* Requirements *
Skip all pictures, then print the remaining material exactly.

start

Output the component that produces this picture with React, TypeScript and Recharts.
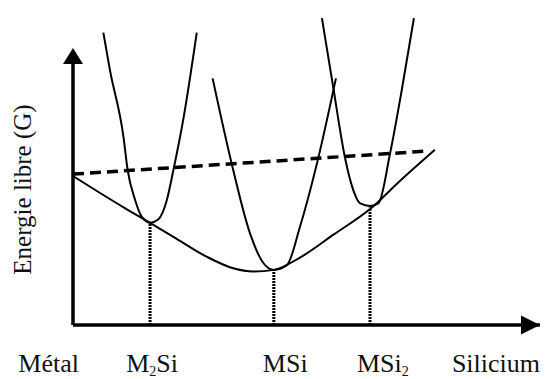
import { ComposedChart, Line, ReferenceLine, Scatter, XAxis, YAxis } from "recharts";

// composition axis (0 = métal, 100 = silicium), G in arbitrary units
const tickValues = [0, 16.5, 43.0, 63.6, 100];
const tickNames = ["Métal", "M_2Si", "MSi", "MSi_2", "Silicium"];

const phaseX = [16.5, 43.0, 63.6];
const phaseG = [32.4, 17.5, 37.3];

const curveM2Si = [
  { x: 6.5, g: 92.8 },
  { x: 7.9, g: 81.0 },
  { x: 10.8, g: 59.8 },
  { x: 11.7, g: 49.2 },
  { x: 13.3, g: 39.7 },
  { x: 14.7, g: 34.4 },
  { x: 16.5, g: 32.5 },
  { x: 18.3, g: 33.6 },
  { x: 20.1, g: 39.7 },
  { x: 21.5, g: 49.2 },
  { x: 23.6, g: 65.1 },
  { x: 26.5, g: 92.8 },
];

const curveMSi = [
  { x: 29.9, g: 78.3 },
  { x: 34.0, g: 51.1 },
  { x: 37.9, g: 29.1 },
  { x: 40.8, g: 19.6 },
  { x: 43.0, g: 17.5 },
  { x: 45.8, g: 19.0 },
  { x: 48.6, g: 31.2 },
  { x: 52.5, g: 52.9 },
  { x: 56.3, g: 78.3 },
];

const curveMSi2 = [
  { x: 53.3, g: 97.4 },
  { x: 55.7, g: 75.7 },
  { x: 58.2, g: 53.4 },
  { x: 60.0, g: 42.9 },
  { x: 61.5, g: 38.6 },
  { x: 63.6, g: 37.8 },
  { x: 65.4, g: 38.6 },
  { x: 67.9, g: 54.5 },
  { x: 70.4, g: 74.6 },
  { x: 73.0, g: 97.4 },
];

const envelope = [
  { x: 0, g: 47.3 },
  { x: 5.8, g: 41.9 },
  { x: 11.1, g: 37.1 },
  { x: 16.5, g: 32.4 },
  { x: 21.5, g: 28.0 },
  { x: 28.6, g: 21.7 },
  { x: 34.3, g: 18.0 },
  { x: 38.6, g: 17.0 },
  { x: 43.0, g: 17.5 },
  { x: 48.6, g: 21.4 },
  { x: 55.7, g: 28.6 },
  { x: 63.6, g: 36.8 },
  { x: 70.0, g: 45.7 },
  { x: 77.5, g: 55.6 },
];

const mixture = [
  { x: 0, g: 47.9 },
  { x: 75.8, g: 55.2 },
];

const yAxisTop = 83.5;
const yArrow = [{ x: 0, g: 87.9 }];
const xArrow = [{ x: 100, g: 0 }];

const FONT = '"Liberation Serif", "Times New Roman", serif';

const anchors: Record<string, { anchor: "start" | "middle" | "end"; dx: number }> = {
  "Métal": { anchor: "end", dx: 6 },
  "M_2Si": { anchor: "middle", dx: 2 },
  "MSi": { anchor: "start", dx: -11 },
  "MSi_2": { anchor: "start", dx: -13 },
  "Silicium": { anchor: "end", dx: 0 },
};

function CompTick(props: any) {
  const { x, y, payload } = props;
  const name = tickNames[tickValues.indexOf(payload.value)] ?? "";
  const a = anchors[name] ?? { anchor: "middle", dx: 0 };
  const parts = name.split(/_(\d)/);
  return (
    <text
      x={x + a.dx}
      y={y + 39}
      textAnchor={a.anchor}
      fontFamily={FONT}
      fontSize={26}
      fill="#111"
    >
      {parts.map((p, i) =>
        i % 2 === 1 ? (
          <tspan key={i} fontSize={14} dy={4}>
            {p}
          </tspan>
        ) : (
          <tspan key={i} dy={i > 0 ? -4 : 0}>
            {p}
          </tspan>
        )
      )}
    </text>
  );
}

const UpArrow = (p: any) => (
  <polygon
    points={`${p.cx},${p.cy} ${p.cx - 10},${p.cy + 16} ${p.cx + 10},${p.cy + 16}`}
    fill="#000"
  />
);

const RightArrow = (p: any) => (
  <polygon
    points={`${p.cx},${p.cy} ${p.cx - 19},${p.cy - 9.5} ${p.cx - 19},${p.cy + 9.5}`}
    fill="#000"
  />
);

export default function App() {
  return (
    <div style={{ position: "absolute", left: 0, top: 0, width: 545, height: 379, background: "#fff" }}>
      <ComposedChart width={545} height={379} margin={{ top: 10, right: 5, bottom: 0, left: 0 }}>
        <XAxis
          type="number"
          dataKey="x"
          domain={[0, 100]}
          ticks={tickValues}
          interval={0}
          height={54}
          tickLine={false}
          axisLine={{ stroke: "#000", strokeWidth: 3.5 }}
          tick={<CompTick />}
        />
        <YAxis
          type="number"
          dataKey="g"
          domain={[0, 100]}
          width={73}
          tick={false}
          tickLine={false}
          axisLine={false}
          label={{
            value: "Energie libre (G)",
            angle: -90,
            position: "center",
            dx: -14,
            dy: 22,
            style: { fontFamily: FONT, fontSize: 25, fill: "#111" },
          }}
        />
        <ReferenceLine
          segment={[{ x: 0, y: 0 }, { x: 0, y: yAxisTop }]}
          stroke="#000"
          strokeWidth={3.5}
        />
        {phaseX.map((px, i) => (
          <ReferenceLine
            key={px}
            segment={[{ x: px, y: 0 }, { x: px, y: phaseG[i] }]}
            stroke="#000"
            strokeWidth={3}
            strokeDasharray="2 1"
          />
        ))}
        <Line data={mixture} dataKey="g" type="linear" stroke="#000" strokeWidth={3.5}
          strokeDasharray="11 6" dot={false} activeDot={false} isAnimationActive={false} />
        <Line data={envelope} dataKey="g" type="monotone" stroke="#000" strokeWidth={2}
          dot={false} activeDot={false} isAnimationActive={false} />
        <Line data={curveM2Si} dataKey="g" type="monotone" stroke="#000" strokeWidth={2}
          dot={false} activeDot={false} isAnimationActive={false} />
        <Line data={curveMSi} dataKey="g" type="monotone" stroke="#000" strokeWidth={2}
          dot={false} activeDot={false} isAnimationActive={false} />
        <Line data={curveMSi2} dataKey="g" type="monotone" stroke="#000" strokeWidth={2}
          dot={false} activeDot={false} isAnimationActive={false} />
        <Scatter data={yArrow} shape={<UpArrow />} isAnimationActive={false} />
        <Scatter data={xArrow} shape={<RightArrow />} isAnimationActive={false} />
      </ComposedChart>
    </div>
  );
}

end

* Problem solution *
Output the component that produces this picture with React, TypeScript and Recharts.
import { ComposedChart, Line, ReferenceLine, Scatter, XAxis, YAxis } from "recharts";

// composition axis (0 = métal, 100 = silicium), G in arbitrary units
const tickValues = [0, 16.5, 43.0, 63.6, 100];
const tickNames = ["Métal", "M_2Si", "MSi", "MSi_2", "Silicium"];

const phaseX = [16.5, 43.0, 63.6];
const phaseG = [32.4, 17.5, 37.3];

const curveM2Si = [
  { x: 6.5, g: 92.8 },
  { x: 7.9, g: 81.0 },
  { x: 10.8, g: 59.8 },
  { x: 11.7, g: 49.2 },
  { x: 13.3, g: 39.7 },
  { x: 14.7, g: 34.4 },
  { x: 16.5, g: 32.5 },
  { x: 18.3, g: 33.6 },
  { x: 20.1, g: 39.7 },
  { x: 21.5, g: 49.2 },
  { x: 23.6, g: 65.1 },
  { x: 26.5, g: 92.8 },
];

const curveMSi = [
  { x: 29.9, g: 78.3 },
  { x: 34.0, g: 51.1 },
  { x: 37.9, g: 29.1 },
  { x: 40.8, g: 19.6 },
  { x: 43.0, g: 17.5 },
  { x: 45.8, g: 19.0 },
  { x: 48.6, g: 31.2 },
  { x: 52.5, g: 52.9 },
  { x: 56.3, g: 78.3 },
];

const curveMSi2 = [
  { x: 53.3, g: 97.4 },
  { x: 55.7, g: 75.7 },
  { x: 58.2, g: 53.4 },
  { x: 60.0, g: 42.9 },
  { x: 61.5, g: 38.6 },
  { x: 63.6, g: 37.8 },
  { x: 65.4, g: 38.6 },
  { x: 67.9, g: 54.5 },
  { x: 70.4, g: 74.6 },
  { x: 73.0, g: 97.4 },
];

const envelope = [
  { x: 0, g: 47.3 },
  { x: 5.8, g: 41.9 },
  { x: 11.1, g: 37.1 },
  { x: 16.5, g: 32.4 },
  { x: 21.5, g: 28.0 },
  { x: 28.6, g: 21.7 },
  { x: 34.3, g: 18.0 },
  { x: 38.6, g: 17.0 },
  { x: 43.0, g: 17.5 },
  { x: 48.6, g: 21.4 },
  { x: 55.7, g: 28.6 },
  { x: 63.6, g: 36.8 },
  { x: 70.0, g: 45.7 },
  { x: 77.5, g: 55.6 },
];

const mixture = [
  { x: 0, g: 47.9 },
  { x: 75.8, g: 55.2 },
];

const yAxisTop = 83.5;
const yArrow = [{ x: 0, g: 87.9 }];
const xArrow = [{ x: 100, g: 0 }];

const FONT = '"Liberation Serif", "Times New Roman", serif';

const anchors: Record<string, { anchor: "start" | "middle" | "end"; dx: number }> = {
  "Métal": { anchor: "end", dx: 6 },
  "M_2Si": { anchor: "middle", dx: 2 },
  "MSi": { anchor: "start", dx: -11 },
  "MSi_2": { anchor: "start", dx: -13 },
  "Silicium": { anchor: "end", dx: 0 },
};

function CompTick(props: any) {
  const { x, y, payload } = props;
  const name = tickNames[tickValues.indexOf(payload.value)] ?? "";
  const a = anchors[name] ?? { anchor: "middle", dx: 0 };
  const parts = name.split(/_(\d)/);
  return (
    <text
      x={x + a.dx}
      y={y + 39}
      textAnchor={a.anchor}
      fontFamily={FONT}
      fontSize={26}
      fill="#111"
    >
      {parts.map((p, i) =>
        i % 2 === 1 ? (
          <tspan key={i} fontSize={14} dy={4}>
            {p}
          </tspan>
        ) : (
          <tspan key={i} dy={i > 0 ? -4 : 0}>
            {p}
          </tspan>
        )
      )}
    </text>
  );
}

const UpArrow = (p: any) => (
  <polygon
    points={`${p.cx},${p.cy} ${p.cx - 10},${p.cy + 16} ${p.cx + 10},${p.cy + 16}`}
    fill="#000"
  />
);

const RightArrow = (p: any) => (
  <polygon
    points={`${p.cx},${p.cy} ${p.cx - 19},${p.cy - 9.5} ${p.cx - 19},${p.cy + 9.5}`}
    fill="#000"
  />
);

export default function App() {
  return (
    <div style={{ position: "absolute", left: 0, top: 0, width: 545, height: 379, background: "#fff" }}>
      <ComposedChart width={545} height={379} margin={{ top: 10, right: 5, bottom: 0, left: 0 }}>
        <XAxis
          type="number"
          dataKey="x"
          domain={[0, 100]}
          ticks={tickValues}
          interval={0}
          height={54}
          tickLine={false}
          axisLine={{ stroke: "#000", strokeWidth: 3.5 }}
          tick={<CompTick />}
        />
        <YAxis
          type="number"
          dataKey="g"
          domain={[0, 100]}
          width={73}
          tick={false}
          tickLine={false}
          axisLine={false}
          label={{
            value: "Energie libre (G)",
            angle: -90,
            position: "center",
            dx: -14,
            dy: 22,
            style: { fontFamily: FONT, fontSize: 25, fill: "#111" },
          }}
        />
        <ReferenceLine
          segment={[{ x: 0, y: 0 }, { x: 0, y: yAxisTop }]}
          stroke="#000"
          strokeWidth={3.5}
        />
        {phaseX.map((px, i) => (
          <ReferenceLine
            key={px}
            segment={[{ x: px, y: 0 }, { x: px, y: phaseG[i] }]}
            stroke="#000"
            strokeWidth={3}
            strokeDasharray="2 1"
          />
        ))}
        <Line data={mixture} dataKey="g" type="linear" stroke="#000" strokeWidth={3.5}
          strokeDasharray="11 6" dot={false} activeDot={false} isAnimationActive={false} />
        <Line data={envelope} dataKey="g" type="monotone" stroke="#000" strokeWidth={2}
          dot={false} activeDot={false} isAnimationActive={false} />
        <Line data={curveM2Si} dataKey="g" type="monotone" stroke="#000" strokeWidth={2}
          dot={false} activeDot={false} isAnimationActive={false} />
        <Line data={curveMSi} dataKey="g" type="monotone" stroke="#000" strokeWidth={2}
          dot={false} activeDot={false} isAnimationActive={false} />
        <Line data={curveMSi2} dataKey="g" type="monotone" stroke="#000" strokeWidth={2}
          dot={false} activeDot={false} isAnimationActive={false} />
        <Scatter data={yArrow} shape={<UpArrow />} isAnimationActive={false} />
        <Scatter data={xArrow} shape={<RightArrow />} isAnimationActive={false} />
      </ComposedChart>
    </div>
  );
}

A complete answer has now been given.